Can You Use a Traeger Grill in the Rain? {Three Things to Consider}

Traeger In The Rain

Can You Use a Traeger Grill in the Rain? {Three Things to Consider}

Traeger’s are the most popular pellet grills on the market. This pellet grill has been around for 30 years, is very versatile, makes delicious food, and can be used in nearly any weather. Traeger has many fans for their grills and it is not hard to see why.

There is one question that many enthusiastic Traeger grill owners are asking; “Can you use a Traeger in the rain?”

The answer is “Yes, if your grill is plugged into a GFCI protected outlet then you can use a Traeger grill in the rain.”

Traeger In The Rain

Read on to learn more!

How to Use a Traeger Grill in the Rain

According to Traeger their pellet grills can be used in the rain as long as the water is less than 60 degrees from vertical.  That is, the grills can handle regular rain but if water is blowing up beneath the grill during one heck of a storm then you will have some problems.

While you can use these grills in the rain there are three things that you need to pay attention to when using a Traeger grill in the rain.  These are:

  • Wet pellets
  • Electrical shock
  • Altered performance

Let’s look at each of these issues in more detail.

Rain Can Get Your Pellets Wet

One of the issues you need to be concerned about is the wood pellets getting wet in the hopper. If your pellets get wet then they will rapidly swell and turn to sawdust.

When the pellets swell are in the auger they can cause the auger to jam or even break.  Usually the hopper lid fits tight enough that, unless you are dealing with serious sideways rain, water should not get inside.

Some people will still take precautions such as flipping over a full sized cookie sheet/baking pan and placing it on top of the pellet hopper to drain water away.

If you think some bad weather might be coming your way then go ahead and fill the hopper all of they way up with pellets so you won’t need to refill during the cook.

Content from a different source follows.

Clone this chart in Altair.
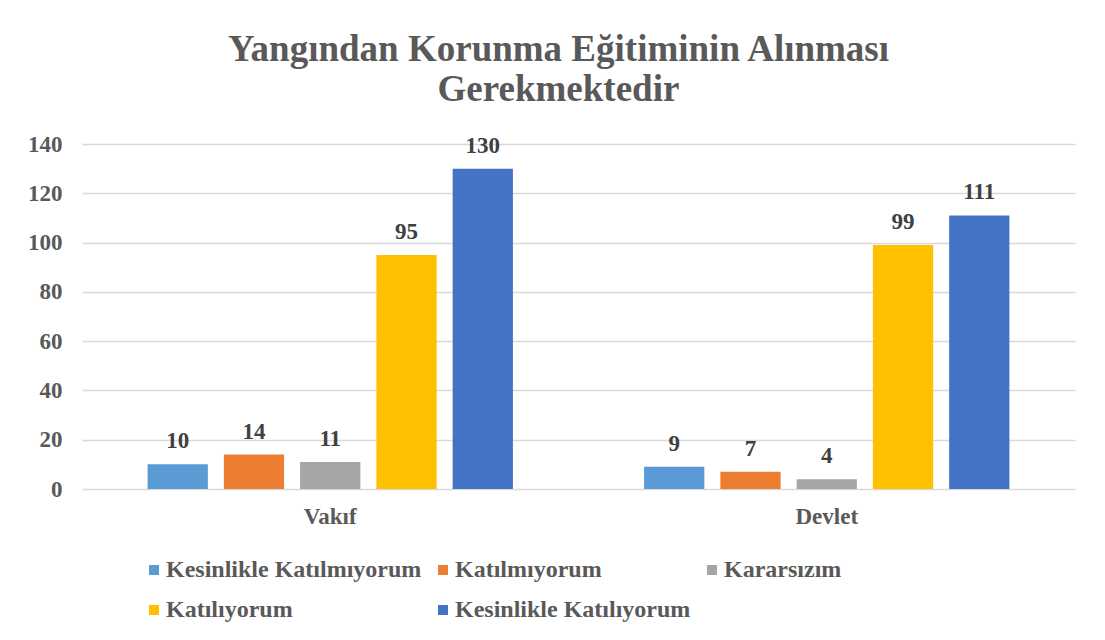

Another precaution you can take if you have advance notice of impending bad weather is to fill the hopper with Royal Oak Charcoal Pellets.  The charcoal pellets from Royal Oak are water resistant and do not swell when they get wet.

Wet Weather Can Cause Electrical Shock

If the idea of using an electrical appliance in the rain has you concerned then that is understandable!

In general, the electrical components of a Traeger are sealed up pretty tight and the internals should not get wet when it rains.  Additionally, the grill will probably be plugged into an outdoor outlet which, under current building codes, are required to be Ground Fault Protected.

The most likely place to cause you any wet weather issues is the connection between your extension cord and the grill.

If you take the time to wrap the plug/receptacle with some electrical tape then there is almost no chance of water getting in and causing the GFCI to trip.

HUGE DISCLAIMER: Your grill MUST be plugged into a GFCI protected outlet.  If your grill is not plugged into a GFCI outlet then your should NEVER use it in wet conditions.

Bad Weather Can Cause Altered Grill Performance

The biggest issue with using a Traeger in the rain is that it can throw your grilling session off schedule.

The rain is going to cool the grill off and, especially if it is also windy, suck some of the heat out. This is especially true if you are using a Pro Series instead of an Ironwood as the Pro Series have less insulation.

You should expect both cook time and pellet usage to increase as the grill fights the weather to maintain temperatures.

This is something to really be aware of during long, overnight cooks where there is a chance of the pellet hopper running empty.

The Biggest Risk of Using a Traeger Grill in the Rain

In reality the biggest risk factor of using a pellet grill in the rain is your behavior.

More than once on rainy days I have found myself trying to dash out to my deck to pull of some ribs while wearing a pair of Crocs.  The shoes are so dang slippery on the wet deck that I half the time I end up slipping and wiping out.

Luckily the few times I have slipped have been before I took the ribs off the pit!